• EXERCISE AIM:
Print the lines from the one that contains "Emit a component" to the one that contains "0.0166, 0.0052, 0.00166];", inclusive, exactly as they appear, and please drop any pictures.

• EXERCISE DATA:
● ● ● ●

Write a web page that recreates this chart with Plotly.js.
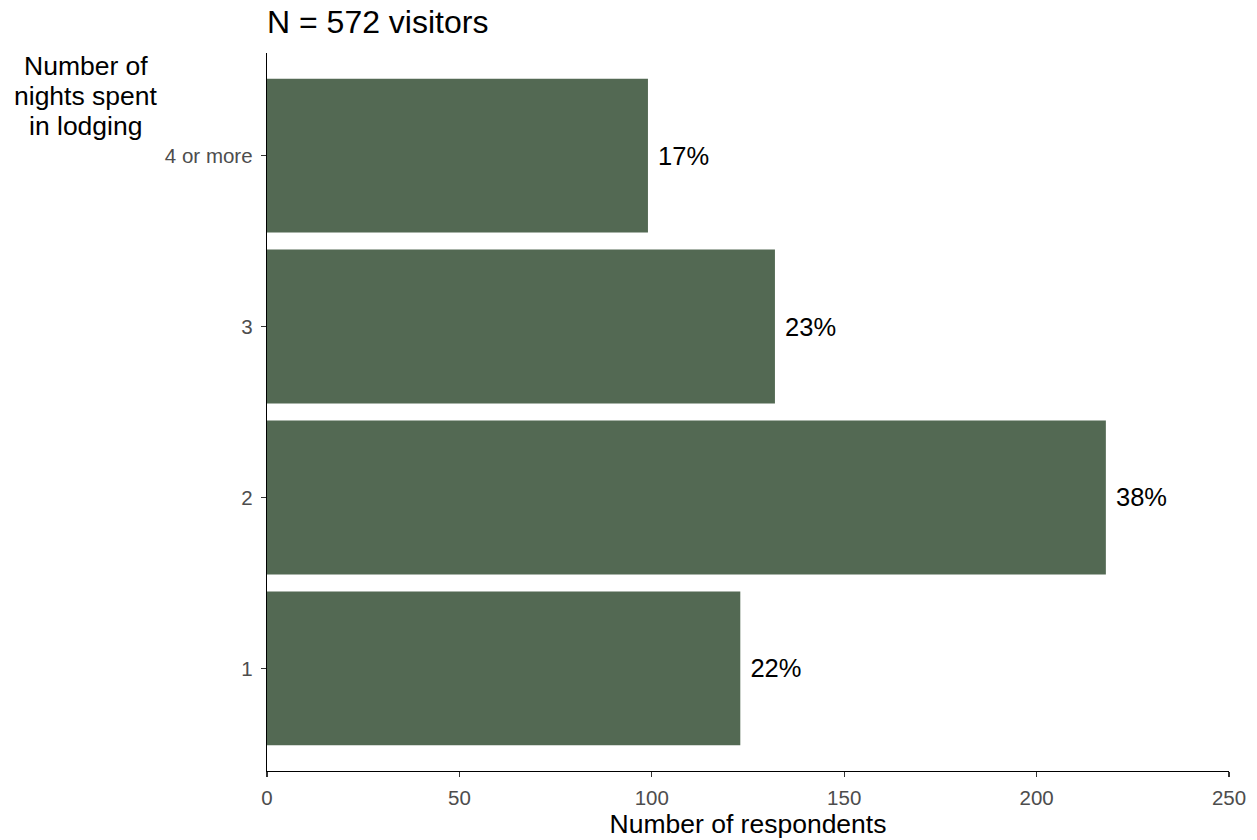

● ● ● ●

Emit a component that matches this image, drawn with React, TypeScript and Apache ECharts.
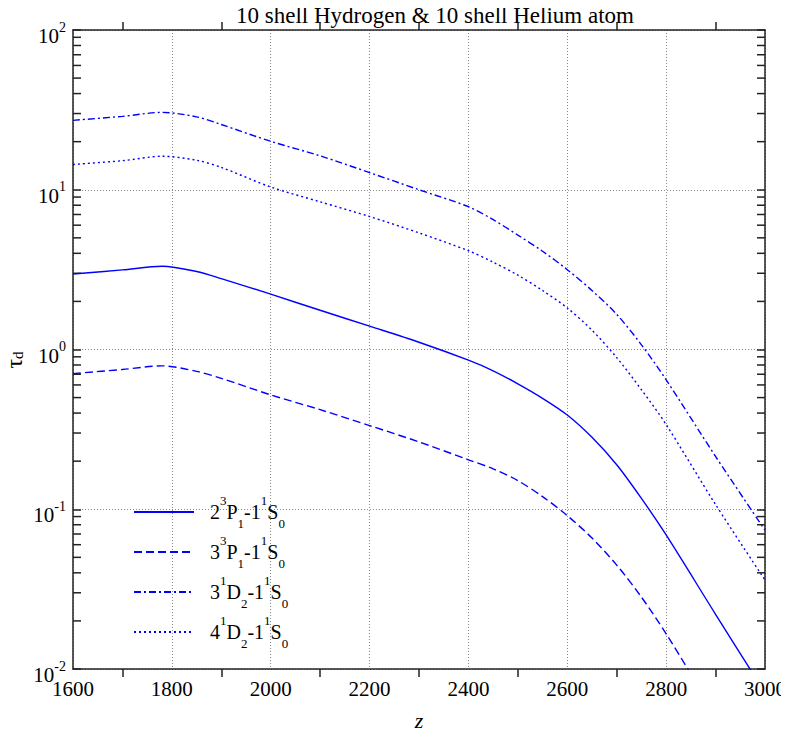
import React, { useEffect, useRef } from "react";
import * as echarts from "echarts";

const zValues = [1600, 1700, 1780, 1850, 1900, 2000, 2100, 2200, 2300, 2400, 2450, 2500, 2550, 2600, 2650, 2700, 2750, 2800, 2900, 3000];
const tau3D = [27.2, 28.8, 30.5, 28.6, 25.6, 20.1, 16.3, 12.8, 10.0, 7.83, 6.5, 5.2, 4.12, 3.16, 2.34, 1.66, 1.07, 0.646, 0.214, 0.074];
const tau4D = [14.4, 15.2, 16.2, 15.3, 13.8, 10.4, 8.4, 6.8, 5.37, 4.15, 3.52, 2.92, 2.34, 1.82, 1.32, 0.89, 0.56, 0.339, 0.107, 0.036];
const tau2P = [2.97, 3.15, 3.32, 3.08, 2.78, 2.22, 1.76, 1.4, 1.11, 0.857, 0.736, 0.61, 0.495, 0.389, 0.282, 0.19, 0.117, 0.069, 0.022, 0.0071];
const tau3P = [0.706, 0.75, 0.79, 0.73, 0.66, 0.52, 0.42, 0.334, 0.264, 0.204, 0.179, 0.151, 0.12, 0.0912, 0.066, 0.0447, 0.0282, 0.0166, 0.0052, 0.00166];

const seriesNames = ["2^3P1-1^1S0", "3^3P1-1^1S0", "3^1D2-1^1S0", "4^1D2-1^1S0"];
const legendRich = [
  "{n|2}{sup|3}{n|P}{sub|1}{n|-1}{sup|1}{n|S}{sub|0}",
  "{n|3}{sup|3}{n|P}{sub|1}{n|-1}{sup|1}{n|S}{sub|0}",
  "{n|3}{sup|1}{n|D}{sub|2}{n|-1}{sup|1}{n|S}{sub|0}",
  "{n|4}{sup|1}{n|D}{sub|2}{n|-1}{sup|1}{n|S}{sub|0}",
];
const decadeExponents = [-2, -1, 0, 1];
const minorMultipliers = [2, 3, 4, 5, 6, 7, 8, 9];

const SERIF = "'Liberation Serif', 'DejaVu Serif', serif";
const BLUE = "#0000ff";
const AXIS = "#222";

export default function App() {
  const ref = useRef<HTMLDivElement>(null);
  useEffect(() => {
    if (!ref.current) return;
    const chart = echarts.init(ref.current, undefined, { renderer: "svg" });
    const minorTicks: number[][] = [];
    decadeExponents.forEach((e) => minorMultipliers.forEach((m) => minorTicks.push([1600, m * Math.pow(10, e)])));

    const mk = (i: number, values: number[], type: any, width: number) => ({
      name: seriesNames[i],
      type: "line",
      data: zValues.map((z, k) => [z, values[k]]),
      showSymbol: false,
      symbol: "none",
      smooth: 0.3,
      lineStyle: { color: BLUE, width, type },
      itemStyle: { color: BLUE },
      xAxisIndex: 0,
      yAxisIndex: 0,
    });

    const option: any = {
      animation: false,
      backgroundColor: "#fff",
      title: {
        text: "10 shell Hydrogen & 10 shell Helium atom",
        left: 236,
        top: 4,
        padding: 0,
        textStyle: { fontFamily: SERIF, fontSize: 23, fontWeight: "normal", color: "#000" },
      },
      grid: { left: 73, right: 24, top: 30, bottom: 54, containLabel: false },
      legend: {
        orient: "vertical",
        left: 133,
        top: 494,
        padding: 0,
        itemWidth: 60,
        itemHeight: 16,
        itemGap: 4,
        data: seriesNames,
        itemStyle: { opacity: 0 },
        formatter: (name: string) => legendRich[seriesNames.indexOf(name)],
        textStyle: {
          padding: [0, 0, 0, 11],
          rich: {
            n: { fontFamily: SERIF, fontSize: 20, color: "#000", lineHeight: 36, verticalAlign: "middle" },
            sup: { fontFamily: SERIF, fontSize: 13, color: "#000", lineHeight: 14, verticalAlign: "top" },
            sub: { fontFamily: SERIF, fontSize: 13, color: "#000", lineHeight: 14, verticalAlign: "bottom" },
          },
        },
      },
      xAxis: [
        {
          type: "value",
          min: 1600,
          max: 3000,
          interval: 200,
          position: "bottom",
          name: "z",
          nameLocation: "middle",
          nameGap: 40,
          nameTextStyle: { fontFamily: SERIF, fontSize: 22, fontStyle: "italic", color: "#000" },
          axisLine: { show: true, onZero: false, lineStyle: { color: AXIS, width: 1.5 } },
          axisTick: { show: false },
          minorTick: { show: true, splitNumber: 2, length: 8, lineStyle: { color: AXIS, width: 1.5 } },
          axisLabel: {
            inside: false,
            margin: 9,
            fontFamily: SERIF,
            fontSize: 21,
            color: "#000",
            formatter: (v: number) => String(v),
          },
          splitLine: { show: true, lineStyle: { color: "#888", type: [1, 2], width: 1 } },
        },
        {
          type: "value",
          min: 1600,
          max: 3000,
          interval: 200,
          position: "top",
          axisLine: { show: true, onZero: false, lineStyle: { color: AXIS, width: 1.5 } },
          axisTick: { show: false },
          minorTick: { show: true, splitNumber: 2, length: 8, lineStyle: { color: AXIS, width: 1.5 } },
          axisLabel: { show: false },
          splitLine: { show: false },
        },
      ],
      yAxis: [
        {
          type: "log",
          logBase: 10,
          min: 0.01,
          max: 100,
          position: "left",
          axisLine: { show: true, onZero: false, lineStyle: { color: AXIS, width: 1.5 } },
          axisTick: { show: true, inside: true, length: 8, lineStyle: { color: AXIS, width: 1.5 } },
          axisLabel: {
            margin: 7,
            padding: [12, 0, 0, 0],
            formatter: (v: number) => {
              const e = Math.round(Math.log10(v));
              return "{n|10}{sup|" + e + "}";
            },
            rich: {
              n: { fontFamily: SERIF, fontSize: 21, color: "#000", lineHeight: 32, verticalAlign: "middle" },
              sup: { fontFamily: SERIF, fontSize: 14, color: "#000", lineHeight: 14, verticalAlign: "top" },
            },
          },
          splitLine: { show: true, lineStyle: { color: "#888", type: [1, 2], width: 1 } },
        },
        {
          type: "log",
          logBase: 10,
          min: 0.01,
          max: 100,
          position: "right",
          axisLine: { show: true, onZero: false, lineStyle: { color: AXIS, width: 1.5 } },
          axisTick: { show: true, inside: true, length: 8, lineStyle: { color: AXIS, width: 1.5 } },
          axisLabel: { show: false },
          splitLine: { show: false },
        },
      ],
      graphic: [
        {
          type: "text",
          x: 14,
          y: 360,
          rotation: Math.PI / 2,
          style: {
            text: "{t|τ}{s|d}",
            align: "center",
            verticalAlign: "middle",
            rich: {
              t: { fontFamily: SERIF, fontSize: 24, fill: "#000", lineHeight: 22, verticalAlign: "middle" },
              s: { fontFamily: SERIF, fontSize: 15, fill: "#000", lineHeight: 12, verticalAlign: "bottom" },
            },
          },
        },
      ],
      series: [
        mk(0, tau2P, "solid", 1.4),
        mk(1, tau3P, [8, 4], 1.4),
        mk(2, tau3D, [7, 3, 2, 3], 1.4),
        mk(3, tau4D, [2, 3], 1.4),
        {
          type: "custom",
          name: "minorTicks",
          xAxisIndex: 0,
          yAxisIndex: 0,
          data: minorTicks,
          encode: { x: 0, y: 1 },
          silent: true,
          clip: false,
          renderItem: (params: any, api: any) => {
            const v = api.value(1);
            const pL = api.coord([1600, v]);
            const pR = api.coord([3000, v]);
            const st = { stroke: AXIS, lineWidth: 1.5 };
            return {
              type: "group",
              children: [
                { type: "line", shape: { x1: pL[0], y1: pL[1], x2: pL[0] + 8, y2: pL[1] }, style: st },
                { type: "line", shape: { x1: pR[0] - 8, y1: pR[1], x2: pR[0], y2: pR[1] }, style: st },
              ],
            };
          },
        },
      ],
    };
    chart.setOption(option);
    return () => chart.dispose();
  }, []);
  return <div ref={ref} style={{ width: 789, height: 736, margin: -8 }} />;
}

● ● ● ●

• RESPONSE TO THE TASK:
Emit a component that matches this image, drawn with React, TypeScript and Apache ECharts.
import React, { useEffect, useRef } from "react";
import * as echarts from "echarts";

const zValues = [1600, 1700, 1780, 1850, 1900, 2000, 2100, 2200, 2300, 2400, 2450, 2500, 2550, 2600, 2650, 2700, 2750, 2800, 2900, 3000];
const tau3D = [27.2, 28.8, 30.5, 28.6, 25.6, 20.1, 16.3, 12.8, 10.0, 7.83, 6.5, 5.2, 4.12, 3.16, 2.34, 1.66, 1.07, 0.646, 0.214, 0.074];
const tau4D = [14.4, 15.2, 16.2, 15.3, 13.8, 10.4, 8.4, 6.8, 5.37, 4.15, 3.52, 2.92, 2.34, 1.82, 1.32, 0.89, 0.56, 0.339, 0.107, 0.036];
const tau2P = [2.97, 3.15, 3.32, 3.08, 2.78, 2.22, 1.76, 1.4, 1.11, 0.857, 0.736, 0.61, 0.495, 0.389, 0.282, 0.19, 0.117, 0.069, 0.022, 0.0071];
const tau3P = [0.706, 0.75, 0.79, 0.73, 0.66, 0.52, 0.42, 0.334, 0.264, 0.204, 0.179, 0.151, 0.12, 0.0912, 0.066, 0.0447, 0.0282, 0.0166, 0.0052, 0.00166];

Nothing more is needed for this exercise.